Col decollo di Ita gli italiani resteranno a terra. E se saranno fortunati e troveranno posto a bordo lo dovranno pagare molto di più. Sono conseguenze ovvie della legge della domanda e dell’offerta applicata al trasporto aereo in questa fase particolare, caratterizzata dall’uscita dalla pandemia e dal drastico ridimensionamento dell’offerta nel passaggio da Alitalia a Ita. Con domanda in crescita e offerta in calo i prezzi non potranno che lievitare, come ogni manuale di microeconomia spiega a ogni studente universitario del primo anno.
Riguardo alla domanda non è vero per tutti i segmenti di mercato che la ripresa dalle conseguenza della pandemia sia lenta e i livelli di traffico ancora molto distanti da quelli precedenti il Covid. Si tratta di una credenza indotta dal dato generale che evapora tuttavia quando si passa a un’analisi disaggregata. Gli ultimi dati disponibili, relativi a luglio, mostrano che il numero di voli commerciali è stato solo il 59% di quelli dello stesso mese del 2019 e i passeggeri da essi trasportati, ancora meno, solo il 47%. Ma questi dati sono condizionati dalla debole ripresa dei segmenti internazionali, i cui voli erano solo la metà di quelli di prima della pandemia e i passeggeri solo il 40% verso l’Unione europea e neppure il 30% verso il resto del mondo. Tuttavia se guardiamo al segmento dei voli domestici, quelli con origine e destinazione in Italia, vediamo che sia i voli che i passeggeri erano già al 90% di quelli di due anni fa, vicinissimi a un pieno recupero.
In agosto i voli totali sull’Italia si sono portati al 75% di quelli di luglio 2019 ed è dunque probabile che quelli domestici siano saliti al di sopra del 100% del livello ante-Covid, conseguendo un pieno recupero degli effetti della pandemia. Per Alitalia, che si è sempre concentrata sui voli nazionali, sarebbe un’ottima notizia. Infatti i 12 milioni di passeggeri annui ante-Covid erano ben più della metà dei suoi clienti totali. Ma invece Alitalia sta per chiudere ed essere sostituita da Ita, il cui management non sembra tuttavia credere alla ripresa della domanda. Come riportato dal Corriere il 6 settembre, “sulle trattative (coi sindacati) potrebbero planare anche le ultime previsioni sul mercato Italia che sono meno rosee per i prossimi quattro anni e che, stando agli esperti internazionali, consiglierebbero a Ita una riduzione dei velivoli e del personale rispetto a quanto (poco, aggiungiamo noi, già) previsto dal piano industriale”.

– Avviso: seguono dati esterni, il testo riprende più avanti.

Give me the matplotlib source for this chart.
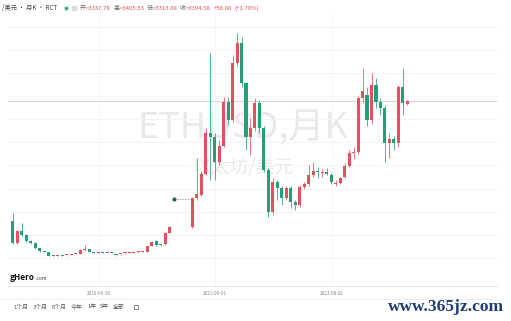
import numpy as np
import matplotlib.pyplot as plt
from matplotlib.lines import Line2D

plt.rcParams['font.family'] = ['Noto Sans CJK SC', 'DejaVu Sans']

W, H = 511, 321
RED = '#e0525e'
GREEN = '#23a07a'

# monthly candles, left to right (None = no bar)
opens = [800, 324, 584, 497, 368, 330, 216, 150, 135, 50, 45, 50, 55, 65, 86, 86, 170, 195, 130, 108,
         115, 108, 112, 62, 80, 100, 110, 115, 120, 130, 130, 259, 368, 300, 303, 541, None, None, None, None,
         670, 1297, 1362, 1816, 2703, 2616, 2076, 2421, 3373, 2984, 4216, 4648, 3783, 2616, 2811, 3351, 2811, 1903, 995, 1643,
         1513, 1297, 1513, 1211, 1146, 1535, 1600, 1794, 1881, 1840, 1859, 1794, 1610, 1622, 1751, 1989, 2270, 2292, 3459, 3524,
         2984, 3740, 3373, 3243, 2486, 2573, 2486, 3697, 3337.78]
highs = [970, 610, 756, 520, 380, 340, 225, 160, 140, 60, 58, 56, 70, 95, 115, 185, 280, 200, 140, 120,
         122, 118, 118, 70, 92, 112, 120, 122, 135, 156, 270, 360, 380, 310, 560, 690, None, None, None, None,
         1320, 2162, 1880, 2810, 4432, 2703, 2550, 3481, 3481, 4389, 4864, 4778, 3800, 3027, 3459, 3416, 2850, 1950, 1730, 1686,
         1560, 1560, 1560, 1250, 1580, 1650, 2011, 2076, 1967, 1920, 1946, 1830, 1680, 1760, 2050, 2340, 2400, 3500, 4108, 3700,
         4000, 3892, 3450, 3300, 2700, 2640, 3750, 4108, 3405.53]
lows = [300, 300, 480, 350, 310, 195, 140, 125, 40, 35, 38, 40, 50, 60, 80, 80, 150, 120, 100, 100,
        100, 100, 98, 50, 75, 95, 105, 110, 115, 125, 125, 250, 270, 270, 290, 530, None, None, None, None,
        649, 1254, 1340, 1790, 1686, 1686, 2011, 2400, 2875, 2950, 4150, 3700, 2335, 2230, 2750, 2700, 1850, 886, 930, 1254,
        1146, 1250, 1081, 1038, 1100, 1500, 1560, 1760, 1730, 1760, 1790, 1600, 1560, 1590, 1720, 1960, 2140, 2250, 3350, 2860,
        2900, 3250, 3100, 2076, 2162, 2335, 2400, 3092, 3313.88]
closes = [324, 584, 497, 368, 330, 216, 150, 135, 50, 45, 50, 47, 65, 86, 105, 173, 185, 130, 108, 115,
          108, 112, 105, 58, 86, 108, 115, 118, 130, 151, 259, 346, 281, 281, 541, 670, None, None, None, None,
          1297, 1384, 1816, 2703, 2616, 2076, 2421, 3373, 2984, 4216, 4648, 3783, 2616, 2811, 3351, 2811, 1903, 995, 1643, 1513,
          1297, 1513, 1211, 1146, 1535, 1600, 1794, 1881, 1859, 1855, 1816, 1643, 1630, 1730, 1989, 2270, 2292, 3459, 3611, 2984,
          3740, 3373, 3243, 2486, 2573, 2486, 3697, 3351, 3394.58]

tick_pos = [19.2, 45.1, 71.2]
tick_labels = ['2019-09-30', '2021-06-01', '2023-08-01']
note_x, note_y = 36, 1276

o = np.array(opens, dtype=float)
h = np.array(highs, dtype=float)
l = np.array(lows, dtype=float)
c = np.array(closes, dtype=float)
x = np.arange(len(o))
col = np.where(c >= o, RED, GREEN)

fig = plt.figure(figsize=(W / 100, H / 100), dpi=100)
fig.patch.set_facecolor('white')
ax = fig.add_axes([8 / W, 1 - 286 / H, 489 / W, 272 / H])
ax.set_xlim(-1.1, 108.0)
ax.set_ylim(-605, 5275)

# watermark
ax.text(0.48, 0.58, 'ETHUSD,月K', transform=ax.transAxes, ha='center', va='center',
        fontsize=26, color='#e9e9e9', zorder=0)
ax.text(0.48, 0.435, '以太坊/美元', transform=ax.transAxes, ha='center', va='center',
        fontsize=13.5, color='#e9e9e9', zorder=0)

ax.vlines(x, l, h, colors=col, lw=0.55, zorder=3)
ax.bar(x, np.maximum(np.abs(c - o), 22), bottom=np.minimum(o, c), width=0.68,
       color=col, lw=0, zorder=4)

ax.plot([note_x], [note_y], 'o', ms=2, color='#1d6b52', zorder=5)
ax.plot([note_x + 0.6, note_x + 3.4], [note_y, note_y], ls=(0, (2, 1.5)), lw=0.5, color='#888888', zorder=2)

ax.axhline(c[-1], color='#d0d0d0', lw=0.6, zorder=1)

ax.set_yticks(np.arange(0, 5001, 500))
ax.set_xticks(tick_pos, tick_labels)
ax.grid(True, color='#f3f3f3', lw=0.6)
ax.set_axisbelow(True)
ax.tick_params(length=0, labelleft=False, labelsize=3.3, labelcolor='#888888', pad=3.5)
for s in ['top', 'left', 'right']:
    ax.spines[s].set_visible(False)
ax.spines['bottom'].set_color('#e6e6e6')
ax.spines['bottom'].set_linewidth(0.6)

fig.add_artist(Line2D([0, 497 / W], [1 - 299 / H] * 2, color='#ececec', lw=0.6))

# header
fig.text(2 / W, 1 - 8 / H, '/美元 · 月K · RCT', fontsize=4.5, color='#444444', va='center')
fig.add_artist(Line2D([66 / W], [1 - 8 / H], marker='o', ms=3.2, mfc='#26a17b', mec='#c8ece0', mew=1.0))
fig.add_artist(Line2D([74 / W], [1 - 8 / H], marker='s', ms=3.2, mfc='#dcdcdc', mec='#dcdcdc'))
renderer = fig.canvas.get_renderer()
pieces = [('开', '#666666', 0), ('=3337.78', RED, 2.5), ('高', '#666666', 0), ('=3405.53', RED, 2.5),
          ('低', '#666666', 0), ('=3313.88', RED, 2.5), ('收', '#666666', 0), ('=3394.58', RED, 2.5),
          ('+56.80', RED, 2), ('(+1.70%)', RED, 0)]
xp = 80
for s, cc, gap in pieces:
    t = fig.text(xp / W, 1 - 8 / H, s, fontsize=4.3, color=cc, va='center')
    xp = t.get_window_extent(renderer).x1 + gap

fig.text(10 / W, 1 - 278 / H, 'gHero', fontsize=6, fontweight='bold', color='#111111', va='center')
fig.text(36 / W, 1 - 279 / H, '.com', fontsize=3.5, color='#333333', va='center')

ranges = ['1个月', '3个月', '6个月', '今年', '1年', '5年', '全部']
range_x = [13, 33, 52, 71, 87, 100, 113]
for s, xx in zip(ranges, range_x):
    fig.text(xx / W, 1 - 307 / H, s, fontsize=4.2, color='#555555', va='center')
fig.add_artist(Line2D([136 / W], [1 - 307 / H], marker='s', ms=3.5, mfc='none', mec='#777777', mew=0.6))

fig.text(388 / W, 1 - 307 / H, 'www.365jz.com', fontsize=12.5, color='#1d3c78',
         family='Liberation Serif', fontweight='bold', va='center')

fig.savefig('out.png', dpi=100, facecolor='white')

In sostanza il mercato domestico è tornato sopra i livelli ante pandemia ma gli esperti internazionali, forse perché lo guardano da casa loro, non se ne sono ancora accorti e Ita, che è nata micro, ma teme già di essere troppo grande, non sarà in grado di trasportare i 12 milioni di vecchi clienti di Alitalia perché non sa dove metterli. Infatti per trasportarli la vecchia Alitalia aveva bisogno di circa 60 aerei della sua flotta di medio raggio, stimando 110 viaggiatori in media per volo e cinque voli quotidiani in media per aereo. Ma la nuova Ita partirà con soli 45 aerei di medio raggio e di essi almeno 15, ma forse anche 20, dovrà destinarli ai voli europei. Dunque con metà degli aerei l’offerta di Ita sui cieli nazionali si dimezzerà rispetto ad Alitalia e i passeggeri accolti a bordo saranno solo 6 milioni, 7 al massimo riempiendo di più gli aerei.
I restanti 5 o 6 milioni, forse di più, resteranno a terra, salvo trovare un altro vettore a cui tuttavia la scarsità di offerta che si è creata permetterà un consistente aumento dei prezzi. Sui 32 milioni di viaggiatori totali del segmento domestico un calo di capacità di 6 milioni corrisponde infatti a circa un quinto del mercato. E O’Leary di RyanAir ha già annunciato forti rincari da ottobre sui mercati europei a causa della caduta della capacità che ha interessato anche altre compagnie tradizionali. Così dall’autunno gli italiani faticheranno a volare, e dovranno spendere molto di per farlo ma anche per sostenere la Cigs dei dipendenti di Alitalia rimasti senza lavoro, i quali non produrranno più i voli sui quali essi avrebbero invece preferito viaggiare. In sostanza è come andare al ristorante e pagare per non essere serviti.